Extract every line of the material that holds the string "this".

■ **RECORDS PROVIDED**:
=====
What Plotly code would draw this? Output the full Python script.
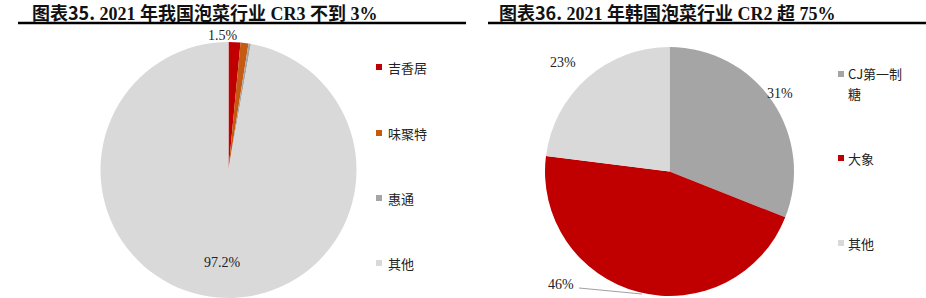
=====
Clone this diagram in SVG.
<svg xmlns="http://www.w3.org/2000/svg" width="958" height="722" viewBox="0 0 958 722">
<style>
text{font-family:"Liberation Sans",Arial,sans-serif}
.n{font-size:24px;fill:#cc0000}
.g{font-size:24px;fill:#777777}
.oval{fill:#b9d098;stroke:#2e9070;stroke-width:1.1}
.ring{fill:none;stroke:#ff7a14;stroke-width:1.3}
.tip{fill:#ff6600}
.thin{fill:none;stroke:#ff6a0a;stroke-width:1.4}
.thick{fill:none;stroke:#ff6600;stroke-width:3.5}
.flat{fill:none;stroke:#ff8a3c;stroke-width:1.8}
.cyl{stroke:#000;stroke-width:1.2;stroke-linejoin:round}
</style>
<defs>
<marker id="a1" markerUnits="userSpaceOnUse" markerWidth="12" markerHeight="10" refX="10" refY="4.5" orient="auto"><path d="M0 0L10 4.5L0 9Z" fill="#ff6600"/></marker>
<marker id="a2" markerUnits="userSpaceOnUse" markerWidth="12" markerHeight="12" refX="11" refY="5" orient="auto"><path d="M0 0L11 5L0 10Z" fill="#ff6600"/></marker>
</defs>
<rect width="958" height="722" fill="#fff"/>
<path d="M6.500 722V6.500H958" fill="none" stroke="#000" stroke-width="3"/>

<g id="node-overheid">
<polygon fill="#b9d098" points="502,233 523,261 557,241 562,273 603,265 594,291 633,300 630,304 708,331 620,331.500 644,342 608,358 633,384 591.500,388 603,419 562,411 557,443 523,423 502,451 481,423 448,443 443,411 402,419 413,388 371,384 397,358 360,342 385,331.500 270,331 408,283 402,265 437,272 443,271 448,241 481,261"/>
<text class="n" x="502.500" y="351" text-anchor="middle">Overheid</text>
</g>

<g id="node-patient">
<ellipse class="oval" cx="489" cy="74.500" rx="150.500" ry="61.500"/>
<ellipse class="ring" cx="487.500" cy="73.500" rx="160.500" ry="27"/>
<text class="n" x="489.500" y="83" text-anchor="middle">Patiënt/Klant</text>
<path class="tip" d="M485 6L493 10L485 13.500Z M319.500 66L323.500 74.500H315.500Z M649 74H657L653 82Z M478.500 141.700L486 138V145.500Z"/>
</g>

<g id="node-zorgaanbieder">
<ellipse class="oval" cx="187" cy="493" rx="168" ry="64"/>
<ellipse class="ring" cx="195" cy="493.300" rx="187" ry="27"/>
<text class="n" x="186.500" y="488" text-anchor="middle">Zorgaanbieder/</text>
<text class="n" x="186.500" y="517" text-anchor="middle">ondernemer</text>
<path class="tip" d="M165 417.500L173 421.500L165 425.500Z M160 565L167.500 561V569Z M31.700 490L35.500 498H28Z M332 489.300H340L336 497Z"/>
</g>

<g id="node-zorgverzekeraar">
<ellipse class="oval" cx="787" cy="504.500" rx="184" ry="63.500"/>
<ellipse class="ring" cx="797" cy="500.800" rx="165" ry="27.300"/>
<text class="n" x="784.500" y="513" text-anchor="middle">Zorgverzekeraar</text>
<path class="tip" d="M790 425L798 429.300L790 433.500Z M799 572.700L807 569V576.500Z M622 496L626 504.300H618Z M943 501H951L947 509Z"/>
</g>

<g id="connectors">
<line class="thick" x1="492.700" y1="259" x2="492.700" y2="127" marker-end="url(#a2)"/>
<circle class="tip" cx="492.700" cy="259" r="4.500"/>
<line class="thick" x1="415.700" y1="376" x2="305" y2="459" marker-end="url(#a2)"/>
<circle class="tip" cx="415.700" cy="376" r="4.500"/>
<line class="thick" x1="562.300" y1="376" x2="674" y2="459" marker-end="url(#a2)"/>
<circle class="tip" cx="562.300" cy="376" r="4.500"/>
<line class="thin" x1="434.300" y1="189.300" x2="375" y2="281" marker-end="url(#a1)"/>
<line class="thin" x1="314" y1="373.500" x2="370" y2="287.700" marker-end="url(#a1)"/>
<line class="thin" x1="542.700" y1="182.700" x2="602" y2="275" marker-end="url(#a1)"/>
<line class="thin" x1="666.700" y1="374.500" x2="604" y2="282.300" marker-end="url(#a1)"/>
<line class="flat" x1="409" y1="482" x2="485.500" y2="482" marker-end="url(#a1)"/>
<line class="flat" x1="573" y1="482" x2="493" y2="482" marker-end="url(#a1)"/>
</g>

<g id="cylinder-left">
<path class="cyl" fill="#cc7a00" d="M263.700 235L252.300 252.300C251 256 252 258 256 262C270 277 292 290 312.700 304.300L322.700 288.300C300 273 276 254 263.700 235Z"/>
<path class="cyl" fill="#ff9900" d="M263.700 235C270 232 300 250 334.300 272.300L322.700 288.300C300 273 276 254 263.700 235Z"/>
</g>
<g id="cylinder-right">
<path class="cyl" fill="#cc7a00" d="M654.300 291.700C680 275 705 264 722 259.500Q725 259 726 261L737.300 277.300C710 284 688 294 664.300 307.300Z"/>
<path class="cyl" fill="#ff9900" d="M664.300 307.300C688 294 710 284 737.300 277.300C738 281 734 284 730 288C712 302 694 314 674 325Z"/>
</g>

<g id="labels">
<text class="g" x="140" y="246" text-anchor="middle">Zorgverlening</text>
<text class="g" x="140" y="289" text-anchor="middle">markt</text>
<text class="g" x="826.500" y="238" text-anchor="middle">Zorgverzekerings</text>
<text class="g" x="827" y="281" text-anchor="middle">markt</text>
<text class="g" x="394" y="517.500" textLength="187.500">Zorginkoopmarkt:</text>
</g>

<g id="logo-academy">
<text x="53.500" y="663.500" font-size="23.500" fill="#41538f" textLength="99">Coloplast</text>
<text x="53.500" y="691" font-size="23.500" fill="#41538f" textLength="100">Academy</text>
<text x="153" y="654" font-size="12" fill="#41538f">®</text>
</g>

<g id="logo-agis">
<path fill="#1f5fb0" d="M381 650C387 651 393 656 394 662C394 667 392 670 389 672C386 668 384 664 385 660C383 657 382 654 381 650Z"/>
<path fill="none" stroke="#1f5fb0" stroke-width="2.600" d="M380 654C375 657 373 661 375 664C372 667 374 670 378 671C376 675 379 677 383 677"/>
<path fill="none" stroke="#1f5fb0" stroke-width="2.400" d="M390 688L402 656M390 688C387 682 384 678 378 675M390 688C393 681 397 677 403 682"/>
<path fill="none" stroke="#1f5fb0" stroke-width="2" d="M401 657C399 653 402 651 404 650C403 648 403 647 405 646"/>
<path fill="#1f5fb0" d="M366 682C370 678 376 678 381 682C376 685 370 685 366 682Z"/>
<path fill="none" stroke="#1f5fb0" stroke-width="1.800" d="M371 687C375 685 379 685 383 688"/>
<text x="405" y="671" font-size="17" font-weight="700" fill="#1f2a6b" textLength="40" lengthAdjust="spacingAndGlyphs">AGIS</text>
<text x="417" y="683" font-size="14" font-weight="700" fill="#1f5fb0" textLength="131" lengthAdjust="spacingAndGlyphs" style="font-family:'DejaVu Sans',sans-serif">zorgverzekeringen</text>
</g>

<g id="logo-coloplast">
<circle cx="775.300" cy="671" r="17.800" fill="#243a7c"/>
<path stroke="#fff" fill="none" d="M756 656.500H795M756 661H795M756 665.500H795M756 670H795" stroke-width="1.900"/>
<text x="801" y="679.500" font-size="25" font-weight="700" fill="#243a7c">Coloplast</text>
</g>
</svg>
=====
■ **OUTPUT BELOW**:
What Plotly code would draw this? Output the full Python script.
Clone this diagram in SVG.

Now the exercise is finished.